La vicenda romana restituisce il grado della effettiva capacità innovativa dei movimenti dell’antipolitica. Quando sono veicoli di protesta, essi si fanno strada con parole d’ordine di radicale estraneità alla casta, da affidare a tribunali del popolo. Agitano anche una intransigente ricusazione del principio del negoziato politico, respinto in quanto tale. Una volta al potere, i non-partiti rivelano però la loro natura reale di organi dell’opaco compromesso permanente.

Il populismo divenuto regime si lascia sorprendere in disinibite pratiche di gestione. Si svelano così le illusioni del marketing del risentimento congegnato dal populismo-movimento per affermarsi tra i ceti popolari.

Le chiacchiere della democrazia diretta e il motto della onestà-onestà si svuotano. Dopo i partiti, è peggiorata la condizione di salute della democrazia. Una volta c’era almeno una parvenza di autonomia dei partiti dalle dinamiche aziendali. Esisteva un gioco di condizionamento reciproco, tra il mondo delle imprese e le macchine di partito. Non esisteva un controllo totale esercitato da uno dei protagonisti, l’impresa. Ora i non-partiti non sono altro che un investimento in campo politico studiato da grandi o piccole imprese che grazie al marketing elettorale conquistano l’amministrazione per reperire opportunità, risorse. La politica è diventata cioè oggetto di mercato, come i macchinari, le forniture, la forza-lavoro, il capitale.

La piccola azienda per stare nel mercato ha per due volte raccolto la microfisica della rabbia diffusa trasformandola nel primo soggetto politico nazionale. Come già accaduto con la macro-impresa berlusconiana, anche il M5S ha solo nella proprietà (la leadership è stata conferita per successione ereditaria!) il supremo grado direttivo. Emerge nelle città la contaminazione di impresa, amministrazioni controllate, manager ombra, governo locale sprovvisto di autonomia nella adozione delle politiche pubbliche e urbanistiche. Trattative private accompagnano spartizioni, tentativi di traffici di influenza, con affacci di convivialità persino nell’impulso a pratiche coalizionali che hanno condotto alla stipula del contratto di governo.
Esiste una zona invisibile di comando, selezione che fa impallidire la retorica del ritrovamento dell’agorà su una base elettronica. La trasparenza della rete è una finzione che copre trame di interessi e giochi strategici per l’accaparramento di influenza, risorse, potenza. La politica, per alcune imprese, è diventata la concorrenza economica condotta con altri mezzi. Le istituzioni sono, in questa ottica, dei semplici strumenti di accumulazione del capitale e la competizione per il voto consente ai partiti-proprietà di afferrare quote della ricchezza-potenza disponibile.

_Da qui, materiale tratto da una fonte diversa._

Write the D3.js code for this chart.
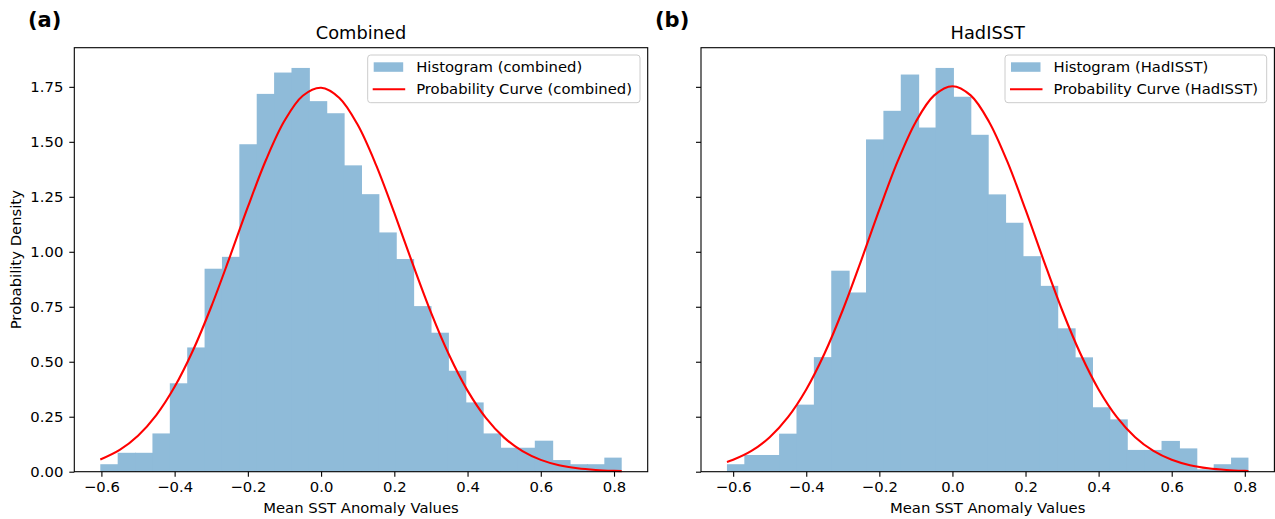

In una democrazia che si sta sempre più spegnendo, affiora la metamorfosi rapida del populismo. Nella fase di movimento, contrapponeva il basso contro l’alto. E ora, nella sua stagione di governo, si impegna in una guerra infinita contro il più basso per eccellenza, cioè il migrante. La “pacchia” contro cui il populismo-regime riesce a scagliare tutti i risentimenti è proprio quella goduta dai migranti, presentati come l’unico ostacolo al benessere, alla sicurezza, alla felicità pubblica. È chiaro che il populismo-regime è solo lo strumento dei veri piani alti della società (con gli eterni ritorni in scena di Savona o Bisignani) per continuare ad esercitare il potere dirigendo l’odio degli esclusi contro la bella vita del migrante.

La coalizione gialloverde trova una leale collaborazione proprio nella guerra santa dei sovranisti per la chiusura dei porti ai corpi dalla pelle nera. Se i migranti o i rom sono i privilegiati che vivono nella “pacchia”, i poteri reali dominano indisturbati. Riescono ad ottenere il controllo delle amministrazioni centrali e periferiche. Possono persino godere di una espropriazione legale della ricchezza sociale, attuata con la seducente flat tax. La mistificazione cognitiva in Italia ha vinto, e il populismo è lo strumento di classe per la conservazione-restaurazione. Lo scivolamento visibile nelle culture e nelle pratiche politiche potrebbe approdare in una qualche variante postmoderna di personalizzazione neoautoritaria del potere.

In questa deriva, presidenti di associazioni per la costituzione, dopo aver scelto il non-partito azienda M5S, adesso invitano all’astensione nelle elezioni di Siena e Pisa. Assurdo. Sarebbe invece molto importante che la piccola onda di resistenza avviata già alla Garbatella si estenda anche nelle città toscane. Vincere nelle vecchie zone rosse servirebbe come un incentivo per riorganizzare le forze contro la minacciosa marea nera oggi trionfante.